JAKARTA, HUMAS MKRI - Panel Hakim Konstitusi yang terdiri atas Manahan MP Sitompul selaku ketua panel, didamping dua anggota panel yakni Hakim Konstitusi Saldi Isra, dan Hakim Konstitusi Enny Nurbaningsih menggelar sidang perbaikan permohonan pengujian Undang-Undang Nomor 18 Tahun 2017 tentang Pelindungan Pekerja Migran Indonesia (UU PPMI) pada Kamis (9/1/2020).
Diwakili kuasa hukum Wilman Malau, Pemohon menyampaikan perbaikan permohonan. Pemohon antara lain mengubah surat kuasa sesuai dengan yang seharusnya, menambah beberapa alat bukti, dan perbaikan dalam pokok permohonan. “Jadi, ada bukti tambahan, ada perbaikan di surat kuasa, dan perbaikan di permohonan uji materi,” kata Wilman.
Baca Juga:
Modal yang Harus Disetor P3MI Dinilai Memberatkan
Sebagaimana diketahui, Permohonan Perkara Nomor 83/PUU-XVII/2019 ini diajukan oleh ASPATAKI. Materi yang dimohonkan untuk diuji di MK yaitu Pasal 54 ayat (1) huruf a dan huruf b, Pasal 82 huruf a dan Pasal 85 huruf a UU PPMI.
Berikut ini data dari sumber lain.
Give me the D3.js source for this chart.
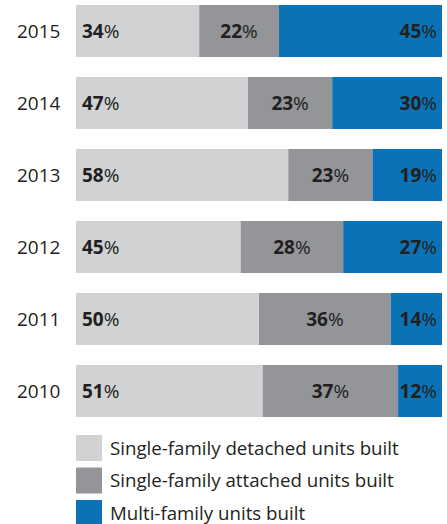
<!DOCTYPE html>
<html>
<head>
<meta charset="utf-8">
<script src="https://cdn.jsdelivr.net/npm/d3@7"></script>
<style>
  body { margin: 0; background: #fff; }
  svg { display: block; font-family: "Open Sans", sans-serif; }
</style>
</head>
<body>
<div id="chart"></div>
<script>
// chart values
const years = ["2015", "2014", "2013", "2012", "2011", "2010"];
const detached = [34, 47, 58, 45, 50, 51];
const attached = [22, 23, 23, 28, 36, 37];
const multi = [45, 30, 19, 27, 14, 12];
const seriesNames = [
  "Single-family detached units built",
  "Single-family attached units built",
  "Multi-family units built"
];
const colors = ["#d1d2d4", "#939598", "#0b72b5"];

const width = 447, height = 524;
const margin = { top: 5, left: 76, right: 5 };
const barsBottom = 417;

const svg = d3.select("#chart")
  .append("svg")
  .attr("width", width)
  .attr("height", height);

const y = d3.scaleBand()
  .domain(years)
  .range([margin.top, barsBottom])
  .paddingInner(20 / 72)
  .paddingOuter(0);

const rows = years.map((yr, i) => {
  const vals = [detached[i], attached[i], multi[i]];
  const total = d3.sum(vals);
  let acc = 0;
  return {
    year: yr,
    segs: vals.map((v, k) => {
      const s = { k, v, x0: acc / total, x1: (acc + v) / total };
      acc += v;
      return s;
    })
  };
});

const x = d3.scaleLinear()
  .domain([0, 1])
  .range([margin.left, width - margin.right]);

const row = svg.selectAll("g.row")
  .data(rows)
  .join("g")
  .attr("class", "row")
  .attr("transform", d => "translate(0," + y(d.year) + ")");

row.selectAll("rect")
  .data(d => d.segs)
  .join("rect")
  .attr("x", d => x(d.x0))
  .attr("width", d => x(d.x1) - x(d.x0))
  .attr("height", y.bandwidth())
  .attr("fill", d => colors[d.k]);

// year labels
row.append("text")
  .attr("x", 17)
  .attr("y", y.bandwidth() / 2)
  .attr("dy", "0.36em")
  .attr("font-size", 19)
  .attr("fill", "#231f20")
  .text(d => d.year);

// value labels
const lab = row.selectAll("text.val")
  .data(d => d.segs)
  .join("text")
  .attr("class", "val")
  .attr("x", d => d.k === 0 ? x(d.x0) + 6 : d.k === 1 ? (x(d.x0) + x(d.x1)) / 2 : x(d.x1) - 5)
  .attr("y", y.bandwidth() / 2)
  .attr("dy", "0.36em")
  .attr("text-anchor", d => d.k === 0 ? "start" : d.k === 1 ? "middle" : "end")
  .attr("font-size", 19)
  .attr("fill", "#231f20");

lab.append("tspan").attr("font-weight", "bold").text(d => d.v);
lab.append("tspan").text("%");

// legend
const legend = svg.selectAll("g.legend")
  .data(seriesNames)
  .join("g")
  .attr("class", "legend")
  .attr("transform", (d, i) => "translate(76," + (435 + i * 32.5) + ")");

legend.append("rect")
  .attr("width", 26)
  .attr("height", 26)
  .attr("fill", (d, i) => colors[i]);

legend.append("text")
  .attr("x", 34)
  .attr("y", 13)
  .attr("dy", "0.36em")
  .attr("font-size", 18.7)
  .attr("fill", "#231f20")
  .text(d => d);
</script>
</body>
</html>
Pasal 54 ayat (1) huruf a dan b UU No. 18/2017 berbunyi, “Untuk dapat memperoleh SIP3MI sebagaimana dimaksud dalam Pasal 51 ayat (1), Perusahaan Penempatan Pekerja Migran Indonesia harus memenuhi persyaratan: a. memiliki modal disetor yang tercantum dalam akta pendirian perusahaan paling sedikit Rp 5.000.000.000,00 (lima miliar rupiah); b. menyetor uang kepada bank pemerintah dalam bentuk deposito paling sedikit Rp 1.500.000.000,00 (satu miliar lima ratus juta rupiah) yang sewaktu-waktu dapat dicairkan sebagai jaminan untuk memenuhi kewajiban dalam Pelindungan Pekerja Migran Indonesia.
Pasal 82 huruf a: “Dipidana dengan pidana penjara paling lama 10 (sepuluh) tahun dan denda paling banyak Rp 15.000.000.000,- (lima belas miliar rupiah), setiap orang yang dengan sengaja menempatkan Calon Pekerja Migran Indonesia pada: a. jabatan dan jenis pekerjaan yang tidak sesuai dengan perjanjian kerja sehingga merugikan Calon Pekerja Migran Indonesia tersebut sebagaimana dimaksud dalam Pasal 67 huruf a”.
Sedangkan Pasal 85 huruf a: “Dipidana dengan pidana penjara paling lama 5 (lima) tahun dan denda paling banyak Rp5.000.000.000,- (lima miliar rupiah), setiap orang yang: a. menempatkan Pekerja Migran Indonesia pada pekerjaan yang tidak sesuai dengan Perjanjian Kerja yang telah disepakati dan ditandatangani Pekerja Migran Indonesia sebagaimana dimaksud dalam Pasal 71 huruf a”.
Diwakili kuasa hukumnya Wilman Malau, ASPATAKI memiliki anggota berjumlah 142 Perusahaan Pelaksana Penempatan Tenaga Kerja Indonesia Swasta (PPTKIS) atau perusahaan-perusahaan yang bidang usahanya melaksanakan penempatan dan pengiriman tenaga kerja Indonesia ke luar negeri.
Pemohon mendalilkan bahwa hak konstitusional Pemohon dalam kebebasan untuk berusaha, serta ancaman pidana yang ditanggung Pemohon tidak berdasar pada perbuatan yang dilakukannya sendiri, tidak sesuai dengan asas perbuatan materiil. Perbuatan yang dilakukan pihak yang mempekerjakan pekerja migran harus ditanggung oleh para Pemohon.